The Bruces Are Back! A Q&A With the Bruce High Quality Foundation About Their 2012 Brucennial
The much-loved Brucennial is returning for 2012, this time downtown at 159 Bleecker Street. A sort-of-every-two-years showing of not-quite-eminent works of art, this downtown alternative exhibition is set once again to coincide with the Whitney Biennial, throwing open its doors at 6pm on February 29. Coordinated by the Bruce High Quality Foundation, the well-known art collective which focuses on a genial form of institutional critique, the Brucennial has managed to attract quite an audience for its lovably DIY spirit.
In 2010, when the Bruces were featured as part of the Whitney Biennial itself, their concurrent Brucennial attracted hordes of scenesters, with crowds packing the facility at 350 West Broadway (provided to the artists courtesy of art collector Aby Rosen) to capacity and lining up in the snow to get in. That edition featured a crazy quilt of artists, from a swath of near-unknowns who happened to be friends with the organizers to the likes of David Salle, George Condo, and Julian Schnabel.
We see something similar in the provisional list of the 2012 participants glimpsed by ARTINFO. Between the names of a variety of under-employed artists and gallery interns, there are figures like Cindy Sherman, Richard Prince, and even Jean-Michel Basquiat. There’s even supposed participation by one Damien Hirst — though the curators haven’t denied that this might be a wisecrack about the British artist’s hyper-exposure (see below).
In addition, the Bruces are advertising a musical to accompany this year’s show, titled “Animal Farm,” which appears to be a kind of satirical reflection on their own experimental free art school: "In 2012, The Bruce High Quality Foundation University (BHQFU) is in crisis. Faced with overwhelming debts, the Chicken Trustees of the school may be forced to compromise its 150 year legacy and do the unthinkable: charge tuition. Luckily, the graduating Piggy Artists of the class of 2012 have something else in mind."
The Bruces, or someone from the Bruces at least, was nice enough to respond to some questions by email about the upcoming event. Enjoy!
What's the process of putting this together? How long has it been in the works?
It's essentially an elaborate word of mouth process. When we first started putting the show on, we asked our friends. And then they asked their friends. And now six years later, we have a lot of friends.
We started planning it a couple of months ago. The installation itself happens in just a couple days thanks to the effort of the army of artists in the show.
Is there anything different about this edition than the last time around? Does the fact that this time the Bruces aren't in the concurrent Biennial change anything?
We started doing this show before we were in the Biennial, so we saw no reason to stop now. There isn't anything significantly different about the format this time around. Except there is more. More artists. More work. And it seems like participants have really stepped up their efforts thanks to the attention the 2010 edition received.
And then there's "Animal Farm." Right in the middle of the space we're putting on a musical. It's a fable about arts education, about BHQFU, the free art school we're re-opening this fall, and Cooper Union, the free art school that is currently considering charging tuition.
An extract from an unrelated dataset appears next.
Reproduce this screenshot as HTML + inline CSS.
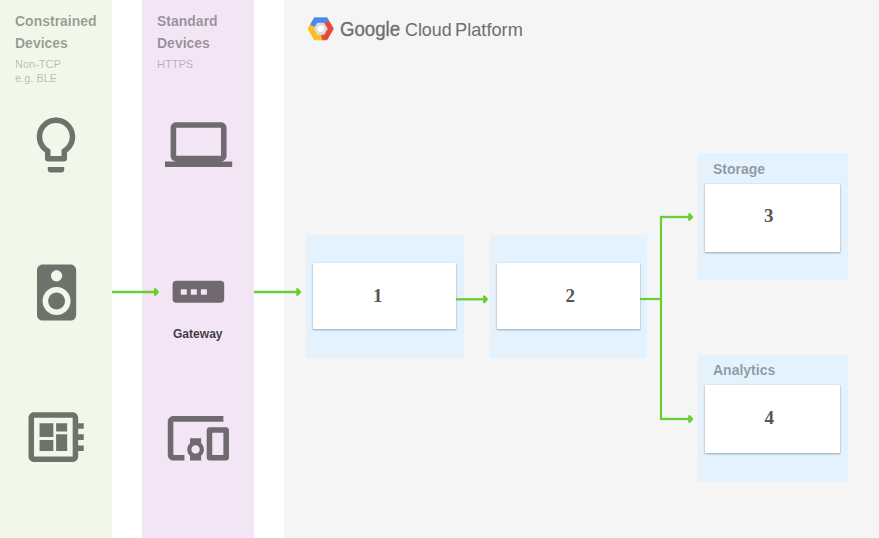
<!DOCTYPE html>
<html><head><meta charset="utf-8"><style>
html,body{margin:0;padding:0;width:879px;height:538px;overflow:hidden;background:#fff}
.b,.t,.ic{position:absolute}
.t{white-space:nowrap;font-family:"Liberation Sans",sans-serif}
.ic{overflow:visible}
</style></head><body>
<div class="b" style="left:0px;top:0px;width:112px;height:538px;background:#f1f8e9"></div>
<div class="b" style="left:142px;top:0px;width:112px;height:538px;background:#f3e5f5"></div>
<div class="b" style="left:284px;top:0px;width:595px;height:538px;background:#f5f5f5"></div>
<div class="t" style="left:15px;top:13.73px;font-size:14.5px;line-height:14.5px;font-weight:700;color:rgba(0,0,0,0.38);font-family:'Liberation Sans',sans-serif;transform:scale(0.965,1.0);transform-origin:0 12.27px;">Constrained</div>
<div class="t" style="left:15px;top:35.93px;font-size:14.5px;line-height:14.5px;font-weight:700;color:rgba(0,0,0,0.38);font-family:'Liberation Sans',sans-serif;transform:scale(0.965,1.0);transform-origin:0 12.27px;">Devices</div>
<div class="t" style="left:15px;top:58.89px;font-size:11px;line-height:11px;font-weight:400;color:rgba(0,0,0,0.26);font-family:'Liberation Sans',sans-serif;">Non-TCP</div>
<div class="t" style="left:15px;top:73.39px;font-size:11px;line-height:11px;font-weight:400;color:rgba(0,0,0,0.26);font-family:'Liberation Sans',sans-serif;">e.g. BLE</div>
<div class="t" style="left:157px;top:13.73px;font-size:14.5px;line-height:14.5px;font-weight:700;color:rgba(0,0,0,0.38);font-family:'Liberation Sans',sans-serif;transform:scale(0.965,1.0);transform-origin:0 12.27px;">Standard</div>
<div class="t" style="left:157px;top:35.93px;font-size:14.5px;line-height:14.5px;font-weight:700;color:rgba(0,0,0,0.38);font-family:'Liberation Sans',sans-serif;transform:scale(0.965,1.0);transform-origin:0 12.27px;">Devices</div>
<div class="t" style="left:157px;top:58.89px;font-size:11px;line-height:11px;font-weight:400;color:rgba(0,0,0,0.26);font-family:'Liberation Sans',sans-serif;">HTTPS</div>
<svg class="ic" style="left:23.25px;top:111.7px;width:66.00px;height:66.00px" viewBox="0 0 24 24"><path fill="rgba(0,0,0,0.54)" d="M9 21c0 .55.45 1 1 1h4c.55 0 1-.45 1-1v-1H9v1zm3-19C8.14 2 5 5.14 5 9c0 2.38 1.19 4.47 3 5.74V17c0 .55.45 1 1 1h6c.55 0 1-.45 1-1v-2.26c1.81-1.27 3-3.36 3-5.74 0-3.86-3.14-7-7-7zm2.85 11.1l-.85.6V16h-4v-2.3l-.85-.6C7.8 12.16 7 10.63 7 9c0-2.76 2.24-5 5-5s5 2.24 5 5c0 1.63-.8 3.16-2.15 4.1z"/></svg>
<svg class="ic" style="left:164.5px;top:111.2px;width:67.20px;height:67.20px" viewBox="0 0 24 24"><path fill="rgba(0,0,0,0.54)" d="M20 18c1.1 0 2-.9 2-2V6c0-1.1-.9-2-2-2H4c-1.1 0-2 .9-2 2v10c0 1.1.9 2 2 2H0v2h24v-2h-4zM4 6h16v10H4V6z"/></svg>
<svg class="ic" style="left:22.5px;top:258.5px;width:67.20px;height:67.20px" viewBox="0 0 24 24"><path fill="rgba(0,0,0,0.54)" d="M17 2H7c-1.1 0-2 .9-2 2v16c0 1.1.9 1.99 2 1.99L17 22c1.1 0 2-.9 2-2V4c0-1.1-.9-2-2-2zm-5 2c1.1 0 2 .9 2 2s-.9 2-2 2c-1.11 0-2-.9-2-2s.89-2 2-2zm0 16c-2.76 0-5-2.24-5-5s2.24-5 5-5 5 2.24 5 5-2.24 5-5 5zm0-8c-1.66 0-3 1.34-3 3s1.34 3 3 3 3-1.34 3-3-1.34-3-3-3z"/></svg>
<svg class="ic" style="left:22.6px;top:404.2px;width:66.24px;height:66.24px" viewBox="0 0 24 24"><path fill="rgba(0,0,0,0.54)" d="M22 9V7h-2V5c0-1.1-.9-2-2-2H4c-1.1 0-2 .9-2 2v14c0 1.1.9 2 2 2h14c1.1 0 2-.9 2-2v-2h2v-2h-2v-2h2v-2h-2V9h2zm-4 10H4V5h14v14zM6 13h5v4H6zm6-6h4v3h-4zM6 7h5v5H6zm6 4h4v6h-4z"/></svg>
<svg class="ic" style="left:164.5px;top:404.5px;width:66.72px;height:66.72px" viewBox="0 0 24 24"><path fill="rgba(0,0,0,0.54)" d="M3 6h18V4H3c-1.1 0-2 .9-2 2v12c0 1.1.9 2 2 2h4v-2H3V6zm10 6H9v1.78c-.61.55-1 1.33-1 2.22s.39 1.67 1 2.22V20h4v-1.78c.61-.55 1-1.34 1-2.22s-.39-1.67-1-2.22V12zm-2 5.5c-.83 0-1.5-.67-1.5-1.5s.67-1.5 1.5-1.5 1.5.67 1.5 1.5-.67 1.5-1.5 1.5zM22 8h-6c-.5 0-1 .5-1 1v10c0 .5.5 1 1 1h6c.5 0 1-.5 1-1V9c0-.5-.5-1-1-1zm-1 10h-4v-8h4v8z"/></svg>
<svg class="ic" style="left:0;top:0;width:879px;height:538px" viewBox="0 0 879 538"><rect x="172.6" y="280.7" width="51.6" height="22" rx="3.7" fill="rgba(0,0,0,0.54)"/><rect x="180.8" y="289.3" width="6" height="5.4" fill="#f3e5f5"/><rect x="190.8" y="289.3" width="6" height="5.4" fill="#f3e5f5"/><rect x="200.9" y="289.3" width="6" height="5.4" fill="#f3e5f5"/></svg>
<div class="t" style="left:173.4px;top:326.96px;font-size:13.4px;line-height:13.4px;font-weight:700;color:rgba(0,0,0,0.75);font-family:'Liberation Sans',sans-serif;transform:scale(0.9,1.0);transform-origin:0 11.34px;">Gateway</div>
<div class="b" style="left:306px;top:235px;width:158px;height:123px;background:#e3f2fd"></div>
<div class="b" style="left:490px;top:235px;width:157px;height:123px;background:#e3f2fd"></div>
<div class="b" style="left:697.5px;top:153.3px;width:150.5px;height:126.89999999999998px;background:#e3f2fd"></div>
<div class="b" style="left:697.5px;top:355px;width:150.5px;height:126.80000000000001px;background:#e3f2fd"></div>
<div class="b" style="left:313px;top:263px;width:143px;height:66px;background:#fff;box-shadow:0 1px 2px rgba(0,0,0,0.3),0 0 1px rgba(0,0,0,0.15)"></div>
<div class="b" style="left:497px;top:263px;width:143px;height:66px;background:#fff;box-shadow:0 1px 2px rgba(0,0,0,0.3),0 0 1px rgba(0,0,0,0.15)"></div>
<div class="b" style="left:705px;top:184px;width:135px;height:68px;background:#fff;box-shadow:0 1px 2px rgba(0,0,0,0.3),0 0 1px rgba(0,0,0,0.15)"></div>
<div class="b" style="left:705px;top:385px;width:135px;height:68px;background:#fff;box-shadow:0 1px 2px rgba(0,0,0,0.3),0 0 1px rgba(0,0,0,0.15)"></div>
<div class="t" style="left:712.5px;top:161.53px;font-size:14.5px;line-height:14.5px;font-weight:700;color:rgba(0,0,0,0.38);font-family:'Liberation Sans',sans-serif;transform:scale(0.965,1.0);transform-origin:0 12.27px;">Storage</div>
<div class="t" style="left:712.5px;top:362.63px;font-size:14.5px;line-height:14.5px;font-weight:700;color:rgba(0,0,0,0.38);font-family:'Liberation Sans',sans-serif;transform:scale(0.965,1.0);transform-origin:0 12.27px;">Analytics</div>
<div class="t" style="left:373px;top:286.09px;font-size:19px;line-height:19px;font-weight:700;color:#555;font-family:'Liberation Serif',serif;">1</div>
<div class="t" style="left:565.5px;top:286.09px;font-size:19px;line-height:19px;font-weight:700;color:#555;font-family:'Liberation Serif',serif;">2</div>
<div class="t" style="left:764px;top:205.89px;font-size:19px;line-height:19px;font-weight:700;color:#555;font-family:'Liberation Serif',serif;">3</div>
<div class="t" style="left:764.5px;top:407.59px;font-size:19px;line-height:19px;font-weight:700;color:#555;font-family:'Liberation Serif',serif;">4</div>
<svg class="ic" style="left:0;top:0;width:879px;height:538px" viewBox="0 0 879 538"><line x1="112" y1="292" x2="157" y2="292" stroke="#69cd34" stroke-width="2.3"/><polygon points="155.2,289.2 157.8,292 155.2,294.8" fill="#69cd34" stroke="#69cd34" stroke-width="2.4" stroke-linejoin="round"/><line x1="254" y1="292" x2="299.2" y2="292" stroke="#69cd34" stroke-width="2.3"/><polygon points="297.4,289.2 300.0,292 297.4,294.8" fill="#69cd34" stroke="#69cd34" stroke-width="2.4" stroke-linejoin="round"/><line x1="456" y1="299.3" x2="486" y2="299.3" stroke="#69cd34" stroke-width="2.3"/><polygon points="484.2,296.5 486.8,299.3 484.2,302.1" fill="#69cd34" stroke="#69cd34" stroke-width="2.4" stroke-linejoin="round"/><line x1="640" y1="299" x2="661" y2="299" stroke="#69cd34" stroke-width="2.2"/><line x1="661" y1="216" x2="661" y2="420" stroke="#69cd34" stroke-width="2.2"/><line x1="660" y1="217" x2="691.2" y2="217" stroke="#69cd34" stroke-width="2.3"/><polygon points="689.4000000000001,214.2 692.0,217 689.4000000000001,219.8" fill="#69cd34" stroke="#69cd34" stroke-width="2.4" stroke-linejoin="round"/><line x1="660" y1="419" x2="691.2" y2="419" stroke="#69cd34" stroke-width="2.3"/><polygon points="689.4000000000001,416.2 692.0,419 689.4000000000001,421.8" fill="#69cd34" stroke="#69cd34" stroke-width="2.4" stroke-linejoin="round"/></svg>
<svg class="ic" style="left:0;top:0;width:879px;height:538px" viewBox="0 0 879 538"><polygon points="328.10,28.80 324.40,35.21 317.00,35.21 313.30,28.80 317.00,22.39 324.40,22.39" fill="#dcdcdf" /><circle cx="320.7" cy="28.8" r="3.3" fill="#fff"/><polygon points="322.48,39.80 314.35,39.80 308.00,28.80 310.54,24.40 314.78,26.24 313.30,28.80 317.00,35.21 321.74,35.21" fill="#f8bf1e" stroke="#f8bf1e" stroke-linejoin="round" stroke-width="0.8"/><polygon points="328.64,20.55 333.40,28.80 327.05,39.80 322.48,39.80 321.74,35.21 324.40,35.21 328.10,28.80 324.40,22.39" fill="#e5483a" stroke="#e5483a" stroke-linejoin="round" stroke-width="0.8"/><polygon points="310.54,24.40 314.35,17.80 327.05,17.80 328.64,20.55 324.40,22.39 324.40,22.39 317.00,22.39 314.78,26.24" fill="#4a87ee" stroke="#4a87ee" stroke-linejoin="round" stroke-width="0.8"/></svg>
<div class="t" style="left:340.3px;top:19.71px;font-size:19.6px;line-height:19.6px;font-weight:400;color:#6f6f6f;font-family:'Liberation Sans',sans-serif;transform:scale(0.95,1.0);transform-origin:0 16.59px;-webkit-text-stroke:0.35px #6f6f6f">Google</div>
<div class="t" style="left:405.2px;top:20.86px;font-size:18.6px;line-height:18.6px;font-weight:400;color:#6f6f6f;font-family:'Liberation Sans',sans-serif;transform:scale(0.96,1.0);transform-origin:0 15.74px;">Cloud</div>
<div class="t" style="left:454.8px;top:20.86px;font-size:18.6px;line-height:18.6px;font-weight:400;color:#6f6f6f;font-family:'Liberation Sans',sans-serif;transform:scale(0.98,1.0);transform-origin:0 15.74px;">Platform</div>
</body></html>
As an alternative biennial yourself, do you have any take on the Occupy Wall Street agitation around the Biennial this time?
Oh wow, that was fake? That's brilliant.
What's the logic behind the mixture of famous names and all the rest in the show?
Artists are artists. The young ones, the old ones, live ones and dead ones. And we're invested in forging a community among all of them.
Damien Hirst? Really?
Sure enough. If anyone is attempting the round the world trip to see all the spot shows, there's another location to add to the list.